- **Data in this exercise**
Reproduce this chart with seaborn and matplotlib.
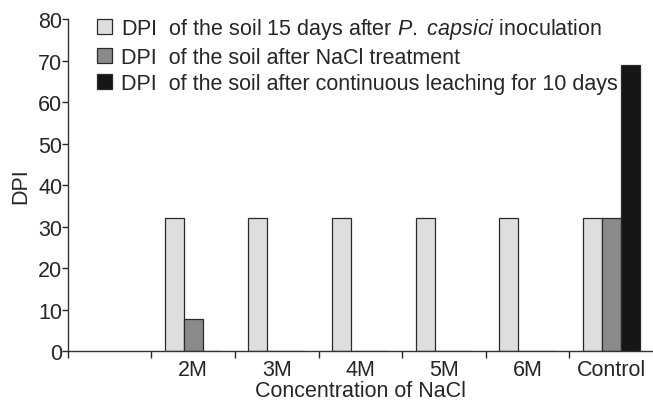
import pandas as pd
import matplotlib.pyplot as plt
import seaborn as sns

# Data
concentrations = ['', '2M', '3M', '4M', '5M', '6M', 'Control']
dpi_inoculation = [32, 32, 32, 32, 32, 32]
dpi_nacl = [7.7, 0, 0, 0, 0, 32]
dpi_leaching = [0, 0, 0, 0, 0, 69]
groups = ['2M', '3M', '4M', '5M', '6M', 'Control']
series = ['inoc', 'nacl', 'leach']
legend_labels = [
    r'DPI  of the soil 15 days after $\mathit{P.\ capsici}$ inoculation',
    'DPI  of the soil after NaCl treatment',
    'DPI  of the soil after continuous leaching for 10 days',
]
colors = ['#dedede', '#8a8a8a', '#161616']

df = pd.DataFrame({
    'conc': groups * 3,
    'series': [s for s in series for _ in groups],
    'dpi': dpi_inoculation + dpi_nacl + dpi_leaching,
})

sns.set_style('ticks')
plt.rcParams['font.family'] = ['Liberation Sans', 'DejaVu Sans']
plt.rcParams['mathtext.fontset'] = 'custom'
plt.rcParams['mathtext.rm'] = 'Liberation Sans'
plt.rcParams['mathtext.it'] = 'Liberation Sans:italic'

fs = 15.5
fig = plt.figure(figsize=(6.53, 4.02), dpi=100)
ax = fig.add_axes([0.104, 0.124, 0.896, 0.826])

sns.barplot(data=df, x='conc', y='dpi', hue='series', order=concentrations,
            hue_order=series, palette=colors, width=0.68, edgecolor='#2a2a2a',
            linewidth=0.9, ax=ax)

ax.set_xlim(-0.5, 6.5)
ax.set_ylim(0, 80)
ax.set_yticks(range(0, 81, 10))
ax.tick_params(axis='y', labelsize=fs, length=4, width=1, pad=0)
ax.set_xticks(range(len(concentrations)))
ax.set_xticklabels(concentrations)
ax.tick_params(axis='x', which='major', length=0, labelsize=fs, pad=6)
ax.set_xticks([i - 0.5 for i in range(len(concentrations))], minor=True)
ax.tick_params(axis='x', which='minor', length=5, width=1)
ax.set_xlabel('Concentration of NaCl', fontsize=fs, labelpad=0)
ax.set_ylabel('DPI', fontsize=fs)
ax.yaxis.set_label_coords(-0.062, 0.5)
for side in ['top', 'right']:
    ax.spines[side].set_visible(False)
for side in ['left', 'bottom']:
    ax.spines[side].set_color('#333333')
    ax.spines[side].set_linewidth(1)

handles, _ = ax.get_legend_handles_labels()
ax.legend(handles, legend_labels, loc='upper left', bbox_to_anchor=(0.035, 1.036),
          frameon=False, fontsize=fs, handlelength=0.7, handleheight=0.7,
          handletextpad=0.4, labelspacing=0.27, borderaxespad=0)

fig.savefig('out.png', dpi=100)
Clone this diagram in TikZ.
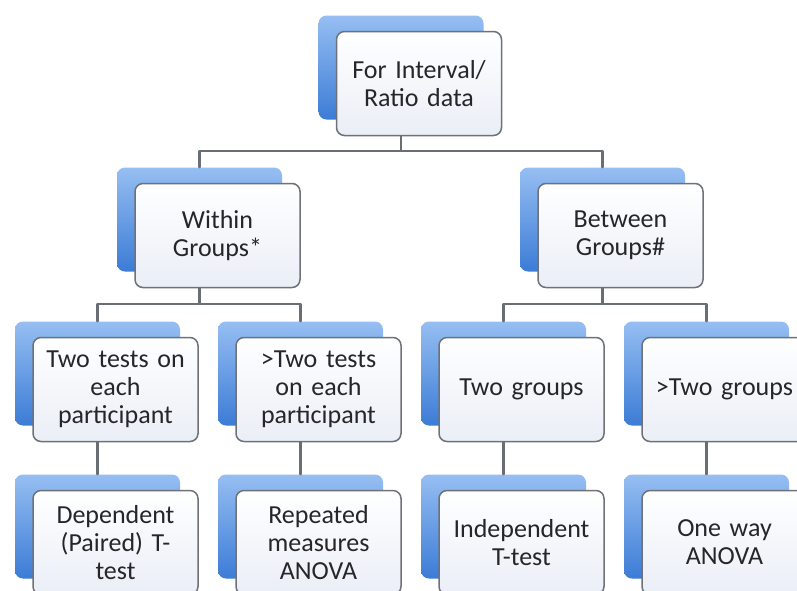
\documentclass[tikz,border=0pt]{standalone}
\usepackage{fontspec}
\setmainfont{Carlito}
\usetikzlibrary{positioning}
\definecolor{cardline}{RGB}{110,114,120}
\definecolor{cardfill}{RGB}{234,238,246}
\definecolor{backtop}{RGB}{150,190,242}
\definecolor{backbot}{RGB}{60,124,214}
\definecolor{linkgray}{RGB}{105,110,116}
\definecolor{txt}{RGB}{38,38,42}
\begin{document}
\begin{tikzpicture}[x=1pt,y=-1pt,line join=round,line cap=round,
	font=\fontsize{26}{28}\selectfont,
	card/.style={draw=cardline,line width=1.5pt,rounded corners=8pt,
		top color=white,bottom color=cardfill,minimum width=165pt,
		minimum height=104pt,text width=158pt,align=center,text=txt,
		inner sep=0pt},
	back/.style={rounded corners=8pt,top color=backtop,
		bottom color=backbot,minimum width=165pt,minimum height=104pt,
		inner sep=0pt},
	link/.style={draw=linkgray,line width=2.2pt}]
	\def\dx{18}
	\def\dy{16}
	\def\ya{83.5}
	\def\yb{235.5}
	\def\yc{389.5}
	\def\yd{542.5}
	\useasboundingbox (0,0) rectangle (797,590);
	\clip (0,0) rectangle (797,590);
	\fill[white] (0,0) rectangle (797,590);
	\path (0,151) coordinate (J1)
		(0,304) coordinate (J2);
	% top
	\node[back] (tops) at ({419-\dx},{\ya-\dy}) {};
	\node[card] (top) at (419,\ya) {For Interval/\\Ratio data};
	% second row
	\node[back] (withins) at ({217.5-\dx},{\yb-\dy}) {};
	\node[card] (within) at (217.5,\yb) {Within\\Groups*};
	\node[back] (betweens) at ({620.5-\dx},{\yb-\dy}) {};
	\node[card] (between) at (620.5,\yb) {Between\\Groups\#};
	% third row
	\node[back] (twotests) at ({115.5-\dx},{\yc-\dy}) {};
	\node[card] (twotest) at (115.5,\yc) {Two tests on\\each\\participant};
	\node[back] (moretests) at ({318.5-\dx},{\yc-\dy}) {};
	\node[card] (moretest) at (318.5,\yc) {>Two tests\\on each\\participant};
	\node[back] (twogrps) at ({521.5-\dx},{\yc-\dy}) {};
	\node[card] (twogrp) at (521.5,\yc) {Two groups};
	\node[back] (moregrps) at ({724.5-\dx},{\yc-\dy}) {};
	\node[card] (moregrp) at (724.5,\yc) {>Two groups};
	% fourth row
	\node[back] (depts) at ({115.5-\dx},{\yd-\dy}) {};
	\node[card] (dept) at (115.5,\yd) {Dependent\\(Paired) T-\\test};
	\node[back] (reps) at ({318.5-\dx},{\yd-\dy}) {};
	\node[card] (rep) at (318.5,\yd) {Repeated\\measures\\ANOVA};
	\node[back] (indts) at ({521.5-\dx},{\yd-\dy}) {};
	\node[card] (indt) at (521.5,\yd) {Independent\\T-test};
	\node[back] (anovas) at ({724.5-\dx},{\yd-\dy}) {};
	\node[card] (anova) at (724.5,\yd) {One way\\ANOVA};
	% links
	\draw[link] (top.south -| tops.north) |- (withins.north |- J1) -- (withins.north);
	\draw[link] (top.south -| tops.north) |- (betweens.north |- J1) -- (betweens.north);
	\draw[link] (within.south -| withins.north) |- (twotests.north |- J2) -- (twotests.north);
	\draw[link] (within.south -| withins.north) |- (moretests.north |- J2) -- (moretests.north);
	\draw[link] (between.south -| betweens.north) |- (twogrps.north |- J2) -- (twogrps.north);
	\draw[link] (between.south -| betweens.north) |- (moregrps.north |- J2) -- (moregrps.north);
	\draw[link] (twotest.south -| twotests.north) -- (depts.north);
	\draw[link] (moretest.south -| moretests.north) -- (reps.north);
	\draw[link] (twogrp.south -| twogrps.north) -- (indts.north);
	\draw[link] (moregrp.south -| moregrps.north) -- (anovas.north);
\end{tikzpicture}
\end{document}
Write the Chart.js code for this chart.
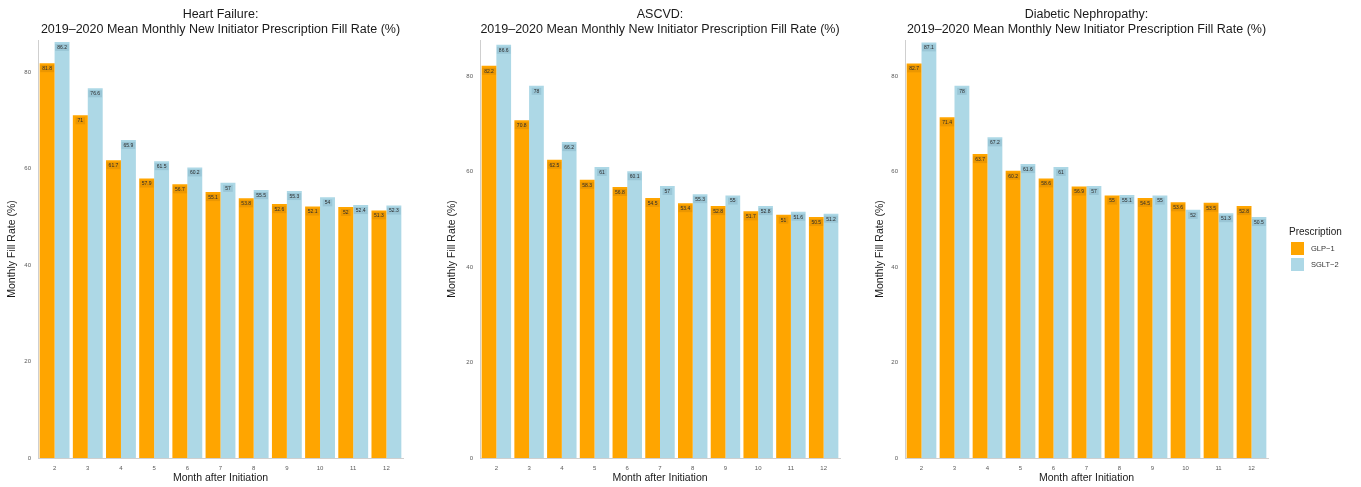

- **Given problem**
Give back every line exactly as it stands, pictures excluded.

- **Output**
Reproduce this chart with seaborn and matplotlib.
import pandas as pd
import matplotlib.pyplot as plt
import seaborn as sns

# Data
concentrations = ['', '2M', '3M', '4M', '5M', '6M', 'Control']
dpi_inoculation = [32, 32, 32, 32, 32, 32]
dpi_nacl = [7.7, 0, 0, 0, 0, 32]
dpi_leaching = [0, 0, 0, 0, 0, 69]
groups = ['2M', '3M', '4M', '5M', '6M', 'Control']
series = ['inoc', 'nacl', 'leach']
legend_labels = [
    r'DPI  of the soil 15 days after $\mathit{P.\ capsici}$ inoculation',
    'DPI  of the soil after NaCl treatment',
    'DPI  of the soil after continuous leaching for 10 days',
]
colors = ['#dedede', '#8a8a8a', '#161616']

df = pd.DataFrame({
    'conc': groups * 3,
    'series': [s for s in series for _ in groups],
    'dpi': dpi_inoculation + dpi_nacl + dpi_leaching,
})

sns.set_style('ticks')
plt.rcParams['font.family'] = ['Liberation Sans', 'DejaVu Sans']
plt.rcParams['mathtext.fontset'] = 'custom'
plt.rcParams['mathtext.rm'] = 'Liberation Sans'
plt.rcParams['mathtext.it'] = 'Liberation Sans:italic'

fs = 15.5
fig = plt.figure(figsize=(6.53, 4.02), dpi=100)
ax = fig.add_axes([0.104, 0.124, 0.896, 0.826])

sns.barplot(data=df, x='conc', y='dpi', hue='series', order=concentrations,
            hue_order=series, palette=colors, width=0.68, edgecolor='#2a2a2a',
            linewidth=0.9, ax=ax)

ax.set_xlim(-0.5, 6.5)
ax.set_ylim(0, 80)
ax.set_yticks(range(0, 81, 10))
ax.tick_params(axis='y', labelsize=fs, length=4, width=1, pad=0)
ax.set_xticks(range(len(concentrations)))
ax.set_xticklabels(concentrations)
ax.tick_params(axis='x', which='major', length=0, labelsize=fs, pad=6)
ax.set_xticks([i - 0.5 for i in range(len(concentrations))], minor=True)
ax.tick_params(axis='x', which='minor', length=5, width=1)
ax.set_xlabel('Concentration of NaCl', fontsize=fs, labelpad=0)
ax.set_ylabel('DPI', fontsize=fs)
ax.yaxis.set_label_coords(-0.062, 0.5)
for side in ['top', 'right']:
    ax.spines[side].set_visible(False)
for side in ['left', 'bottom']:
    ax.spines[side].set_color('#333333')
    ax.spines[side].set_linewidth(1)

handles, _ = ax.get_legend_handles_labels()
ax.legend(handles, legend_labels, loc='upper left', bbox_to_anchor=(0.035, 1.036),
          frameon=False, fontsize=fs, handlelength=0.7, handleheight=0.7,
          handletextpad=0.4, labelspacing=0.27, borderaxespad=0)

fig.savefig('out.png', dpi=100)
Clone this diagram in TikZ.
\documentclass[tikz,border=0pt]{standalone}
\usepackage{fontspec}
\setmainfont{Carlito}
\usetikzlibrary{positioning}
\definecolor{cardline}{RGB}{110,114,120}
\definecolor{cardfill}{RGB}{234,238,246}
\definecolor{backtop}{RGB}{150,190,242}
\definecolor{backbot}{RGB}{60,124,214}
\definecolor{linkgray}{RGB}{105,110,116}
\definecolor{txt}{RGB}{38,38,42}
\begin{document}
\begin{tikzpicture}[x=1pt,y=-1pt,line join=round,line cap=round,
	font=\fontsize{26}{28}\selectfont,
	card/.style={draw=cardline,line width=1.5pt,rounded corners=8pt,
		top color=white,bottom color=cardfill,minimum width=165pt,
		minimum height=104pt,text width=158pt,align=center,text=txt,
		inner sep=0pt},
	back/.style={rounded corners=8pt,top color=backtop,
		bottom color=backbot,minimum width=165pt,minimum height=104pt,
		inner sep=0pt},
	link/.style={draw=linkgray,line width=2.2pt}]
	\def\dx{18}
	\def\dy{16}
	\def\ya{83.5}
	\def\yb{235.5}
	\def\yc{389.5}
	\def\yd{542.5}
	\useasboundingbox (0,0) rectangle (797,590);
	\clip (0,0) rectangle (797,590);
	\fill[white] (0,0) rectangle (797,590);
	\path (0,151) coordinate (J1)
		(0,304) coordinate (J2);
	% top
	\node[back] (tops) at ({419-\dx},{\ya-\dy}) {};
	\node[card] (top) at (419,\ya) {For Interval/\\Ratio data};
	% second row
	\node[back] (withins) at ({217.5-\dx},{\yb-\dy}) {};
	\node[card] (within) at (217.5,\yb) {Within\\Groups*};
	\node[back] (betweens) at ({620.5-\dx},{\yb-\dy}) {};
	\node[card] (between) at (620.5,\yb) {Between\\Groups\#};
	% third row
	\node[back] (twotests) at ({115.5-\dx},{\yc-\dy}) {};
	\node[card] (twotest) at (115.5,\yc) {Two tests on\\each\\participant};
	\node[back] (moretests) at ({318.5-\dx},{\yc-\dy}) {};
	\node[card] (moretest) at (318.5,\yc) {>Two tests\\on each\\participant};
	\node[back] (twogrps) at ({521.5-\dx},{\yc-\dy}) {};
	\node[card] (twogrp) at (521.5,\yc) {Two groups};
	\node[back] (moregrps) at ({724.5-\dx},{\yc-\dy}) {};
	\node[card] (moregrp) at (724.5,\yc) {>Two groups};
	% fourth row
	\node[back] (depts) at ({115.5-\dx},{\yd-\dy}) {};
	\node[card] (dept) at (115.5,\yd) {Dependent\\(Paired) T-\\test};
	\node[back] (reps) at ({318.5-\dx},{\yd-\dy}) {};
	\node[card] (rep) at (318.5,\yd) {Repeated\\measures\\ANOVA};
	\node[back] (indts) at ({521.5-\dx},{\yd-\dy}) {};
	\node[card] (indt) at (521.5,\yd) {Independent\\T-test};
	\node[back] (anovas) at ({724.5-\dx},{\yd-\dy}) {};
	\node[card] (anova) at (724.5,\yd) {One way\\ANOVA};
	% links
	\draw[link] (top.south -| tops.north) |- (withins.north |- J1) -- (withins.north);
	\draw[link] (top.south -| tops.north) |- (betweens.north |- J1) -- (betweens.north);
	\draw[link] (within.south -| withins.north) |- (twotests.north |- J2) -- (twotests.north);
	\draw[link] (within.south -| withins.north) |- (moretests.north |- J2) -- (moretests.north);
	\draw[link] (between.south -| betweens.north) |- (twogrps.north |- J2) -- (twogrps.north);
	\draw[link] (between.south -| betweens.north) |- (moregrps.north |- J2) -- (moregrps.north);
	\draw[link] (twotest.south -| twotests.north) -- (depts.north);
	\draw[link] (moretest.south -| moretests.north) -- (reps.north);
	\draw[link] (twogrp.south -| twogrps.north) -- (indts.north);
	\draw[link] (moregrp.south -| moregrps.north) -- (anovas.north);
\end{tikzpicture}
\end{document}
Write the Chart.js code for this chart.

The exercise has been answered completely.